* [PROBLEM STATEMENT] Lines with "Reproduce this chart with matplotlib." and "ls=(0, (5, 3)))" mark the range, both included. Reproduce exactly that stretch, without pictures.

━━ GIVEN RECORDS

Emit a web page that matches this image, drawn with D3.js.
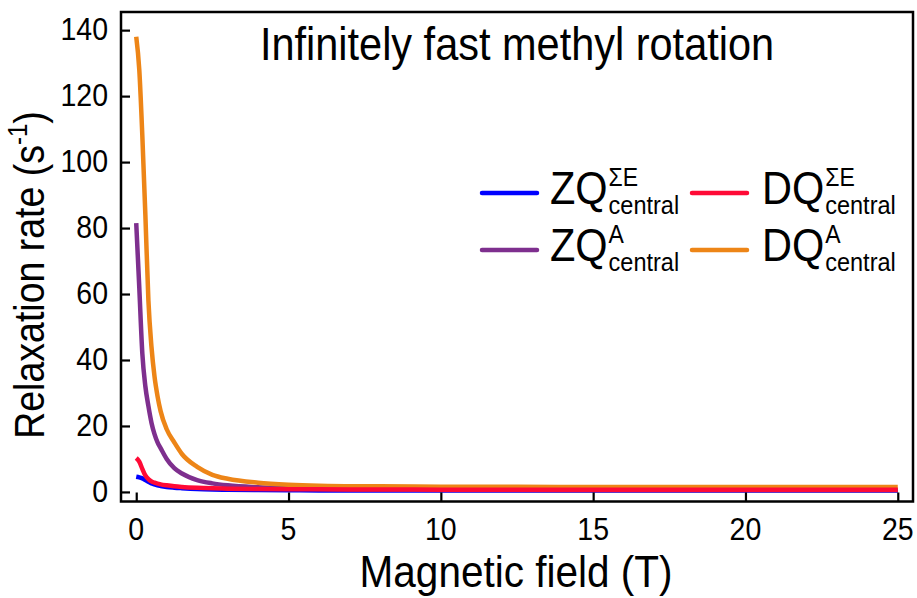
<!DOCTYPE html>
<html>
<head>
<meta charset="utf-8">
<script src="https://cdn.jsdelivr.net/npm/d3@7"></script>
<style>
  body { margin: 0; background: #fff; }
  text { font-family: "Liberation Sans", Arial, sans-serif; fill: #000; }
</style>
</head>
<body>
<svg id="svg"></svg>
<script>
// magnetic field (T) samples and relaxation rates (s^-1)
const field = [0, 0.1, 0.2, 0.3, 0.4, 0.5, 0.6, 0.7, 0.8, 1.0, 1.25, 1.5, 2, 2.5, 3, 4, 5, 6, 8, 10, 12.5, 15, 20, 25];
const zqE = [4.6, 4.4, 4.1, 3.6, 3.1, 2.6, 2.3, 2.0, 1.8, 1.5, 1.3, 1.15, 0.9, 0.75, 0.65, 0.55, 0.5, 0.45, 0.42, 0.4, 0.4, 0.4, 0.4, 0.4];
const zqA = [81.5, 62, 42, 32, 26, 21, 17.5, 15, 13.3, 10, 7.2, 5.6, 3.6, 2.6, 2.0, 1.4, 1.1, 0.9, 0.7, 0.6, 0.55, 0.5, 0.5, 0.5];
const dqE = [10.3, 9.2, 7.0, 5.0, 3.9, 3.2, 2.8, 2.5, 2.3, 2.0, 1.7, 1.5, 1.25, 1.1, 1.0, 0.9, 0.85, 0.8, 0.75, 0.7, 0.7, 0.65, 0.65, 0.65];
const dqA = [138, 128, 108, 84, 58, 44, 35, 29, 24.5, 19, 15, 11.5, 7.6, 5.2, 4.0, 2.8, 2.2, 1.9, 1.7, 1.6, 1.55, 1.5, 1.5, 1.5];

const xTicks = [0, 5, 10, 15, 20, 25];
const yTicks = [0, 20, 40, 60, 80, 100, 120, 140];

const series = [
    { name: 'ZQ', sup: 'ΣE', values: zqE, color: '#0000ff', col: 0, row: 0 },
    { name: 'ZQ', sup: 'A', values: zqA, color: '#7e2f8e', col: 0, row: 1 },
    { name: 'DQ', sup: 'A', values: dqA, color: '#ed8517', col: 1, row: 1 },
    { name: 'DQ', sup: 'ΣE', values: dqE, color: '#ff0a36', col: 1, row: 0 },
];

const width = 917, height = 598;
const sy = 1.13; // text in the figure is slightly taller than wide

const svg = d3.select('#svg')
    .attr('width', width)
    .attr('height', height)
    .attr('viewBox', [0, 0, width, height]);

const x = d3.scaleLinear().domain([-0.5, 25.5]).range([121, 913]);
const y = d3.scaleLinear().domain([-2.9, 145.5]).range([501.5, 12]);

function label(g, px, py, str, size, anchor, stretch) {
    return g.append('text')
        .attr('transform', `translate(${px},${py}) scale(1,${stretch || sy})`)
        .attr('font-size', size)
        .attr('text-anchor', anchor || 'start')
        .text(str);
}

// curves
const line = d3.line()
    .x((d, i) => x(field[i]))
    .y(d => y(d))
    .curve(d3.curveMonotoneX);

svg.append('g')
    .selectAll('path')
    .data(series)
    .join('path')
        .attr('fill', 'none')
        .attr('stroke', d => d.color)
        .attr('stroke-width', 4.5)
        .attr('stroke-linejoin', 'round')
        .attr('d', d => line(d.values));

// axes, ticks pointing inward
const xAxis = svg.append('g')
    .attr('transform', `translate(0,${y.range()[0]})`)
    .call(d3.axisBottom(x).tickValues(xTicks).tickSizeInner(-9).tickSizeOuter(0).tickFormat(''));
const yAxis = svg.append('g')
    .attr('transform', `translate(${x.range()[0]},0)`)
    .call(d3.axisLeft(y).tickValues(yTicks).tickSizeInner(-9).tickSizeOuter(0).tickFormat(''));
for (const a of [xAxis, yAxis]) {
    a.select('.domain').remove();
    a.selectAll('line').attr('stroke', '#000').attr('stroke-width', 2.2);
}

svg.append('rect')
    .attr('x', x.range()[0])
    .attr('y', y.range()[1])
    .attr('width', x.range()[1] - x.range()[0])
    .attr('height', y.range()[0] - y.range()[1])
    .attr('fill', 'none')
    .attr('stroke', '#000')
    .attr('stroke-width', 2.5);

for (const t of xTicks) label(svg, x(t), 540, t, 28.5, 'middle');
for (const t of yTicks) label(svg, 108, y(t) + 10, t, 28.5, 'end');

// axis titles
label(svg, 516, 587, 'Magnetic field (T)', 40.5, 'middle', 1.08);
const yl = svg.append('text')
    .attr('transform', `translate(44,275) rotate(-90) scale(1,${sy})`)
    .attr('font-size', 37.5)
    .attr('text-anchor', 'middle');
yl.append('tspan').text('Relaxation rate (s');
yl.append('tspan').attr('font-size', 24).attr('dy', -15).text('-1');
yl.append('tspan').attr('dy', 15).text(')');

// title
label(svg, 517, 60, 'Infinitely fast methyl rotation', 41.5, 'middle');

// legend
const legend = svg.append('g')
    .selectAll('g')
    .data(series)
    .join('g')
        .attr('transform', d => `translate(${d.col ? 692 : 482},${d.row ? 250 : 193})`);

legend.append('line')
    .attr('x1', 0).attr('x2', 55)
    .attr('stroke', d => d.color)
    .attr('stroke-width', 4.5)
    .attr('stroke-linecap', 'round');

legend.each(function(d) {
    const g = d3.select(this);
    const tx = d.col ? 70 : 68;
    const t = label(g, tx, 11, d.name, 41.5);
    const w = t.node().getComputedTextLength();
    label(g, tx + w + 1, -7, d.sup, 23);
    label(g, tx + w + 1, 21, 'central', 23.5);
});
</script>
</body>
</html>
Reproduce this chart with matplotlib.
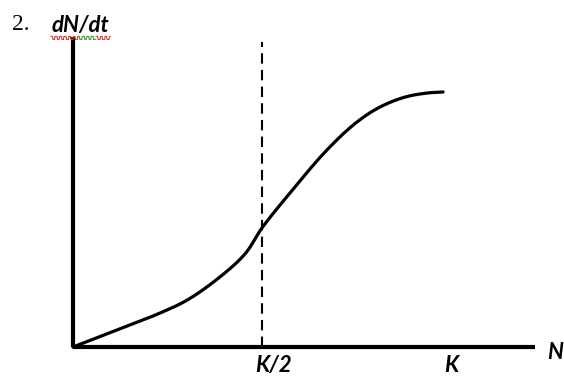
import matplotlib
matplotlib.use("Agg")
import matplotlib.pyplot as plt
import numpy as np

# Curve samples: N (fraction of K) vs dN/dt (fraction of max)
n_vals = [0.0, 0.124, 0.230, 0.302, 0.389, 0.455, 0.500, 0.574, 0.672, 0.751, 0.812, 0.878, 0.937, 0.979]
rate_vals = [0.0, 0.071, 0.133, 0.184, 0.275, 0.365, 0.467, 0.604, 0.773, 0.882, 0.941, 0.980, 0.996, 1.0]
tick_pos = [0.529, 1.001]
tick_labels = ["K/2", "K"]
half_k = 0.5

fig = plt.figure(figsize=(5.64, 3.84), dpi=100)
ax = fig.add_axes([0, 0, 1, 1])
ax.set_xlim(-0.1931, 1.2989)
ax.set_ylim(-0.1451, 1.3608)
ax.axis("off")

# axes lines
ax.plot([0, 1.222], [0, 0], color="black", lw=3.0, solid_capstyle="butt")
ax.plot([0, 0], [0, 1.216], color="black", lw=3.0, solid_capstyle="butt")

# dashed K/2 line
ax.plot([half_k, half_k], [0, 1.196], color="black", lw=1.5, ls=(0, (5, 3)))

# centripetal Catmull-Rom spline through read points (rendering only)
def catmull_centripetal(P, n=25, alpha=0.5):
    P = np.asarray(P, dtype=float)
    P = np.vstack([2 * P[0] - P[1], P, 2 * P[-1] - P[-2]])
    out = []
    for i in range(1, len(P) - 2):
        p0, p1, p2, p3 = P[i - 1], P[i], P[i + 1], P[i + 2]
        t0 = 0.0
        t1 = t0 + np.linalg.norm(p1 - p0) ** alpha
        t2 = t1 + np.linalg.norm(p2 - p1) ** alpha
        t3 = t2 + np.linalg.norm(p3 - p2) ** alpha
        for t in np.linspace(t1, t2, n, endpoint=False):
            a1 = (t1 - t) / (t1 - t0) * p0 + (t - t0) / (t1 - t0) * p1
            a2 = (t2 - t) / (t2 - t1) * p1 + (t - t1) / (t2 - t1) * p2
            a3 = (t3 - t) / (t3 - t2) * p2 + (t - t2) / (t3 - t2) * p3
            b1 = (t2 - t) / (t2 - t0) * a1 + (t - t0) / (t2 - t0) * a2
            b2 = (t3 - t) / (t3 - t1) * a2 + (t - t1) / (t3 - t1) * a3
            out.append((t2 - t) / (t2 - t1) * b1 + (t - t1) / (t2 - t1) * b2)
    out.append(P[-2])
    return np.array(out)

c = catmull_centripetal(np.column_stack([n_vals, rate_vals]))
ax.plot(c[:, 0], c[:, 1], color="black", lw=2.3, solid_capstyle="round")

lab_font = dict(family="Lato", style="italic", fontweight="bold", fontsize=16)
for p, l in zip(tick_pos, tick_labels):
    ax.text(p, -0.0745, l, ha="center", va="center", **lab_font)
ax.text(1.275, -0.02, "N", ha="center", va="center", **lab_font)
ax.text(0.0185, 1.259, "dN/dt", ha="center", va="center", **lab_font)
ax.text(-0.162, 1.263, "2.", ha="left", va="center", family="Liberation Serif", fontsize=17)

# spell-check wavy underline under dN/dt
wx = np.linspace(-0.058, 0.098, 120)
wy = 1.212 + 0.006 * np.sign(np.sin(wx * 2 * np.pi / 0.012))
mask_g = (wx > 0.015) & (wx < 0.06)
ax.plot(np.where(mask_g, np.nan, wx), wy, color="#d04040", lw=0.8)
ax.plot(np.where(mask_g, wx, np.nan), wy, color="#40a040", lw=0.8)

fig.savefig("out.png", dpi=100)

━━━━

* [EXERCISE SOLUTION]
Reproduce this chart with matplotlib.
import matplotlib
matplotlib.use("Agg")
import matplotlib.pyplot as plt
import numpy as np

# Curve samples: N (fraction of K) vs dN/dt (fraction of max)
n_vals = [0.0, 0.124, 0.230, 0.302, 0.389, 0.455, 0.500, 0.574, 0.672, 0.751, 0.812, 0.878, 0.937, 0.979]
rate_vals = [0.0, 0.071, 0.133, 0.184, 0.275, 0.365, 0.467, 0.604, 0.773, 0.882, 0.941, 0.980, 0.996, 1.0]
tick_pos = [0.529, 1.001]
tick_labels = ["K/2", "K"]
half_k = 0.5

fig = plt.figure(figsize=(5.64, 3.84), dpi=100)
ax = fig.add_axes([0, 0, 1, 1])
ax.set_xlim(-0.1931, 1.2989)
ax.set_ylim(-0.1451, 1.3608)
ax.axis("off")

# axes lines
ax.plot([0, 1.222], [0, 0], color="black", lw=3.0, solid_capstyle="butt")
ax.plot([0, 0], [0, 1.216], color="black", lw=3.0, solid_capstyle="butt")

# dashed K/2 line
ax.plot([half_k, half_k], [0, 1.196], color="black", lw=1.5, ls=(0, (5, 3)))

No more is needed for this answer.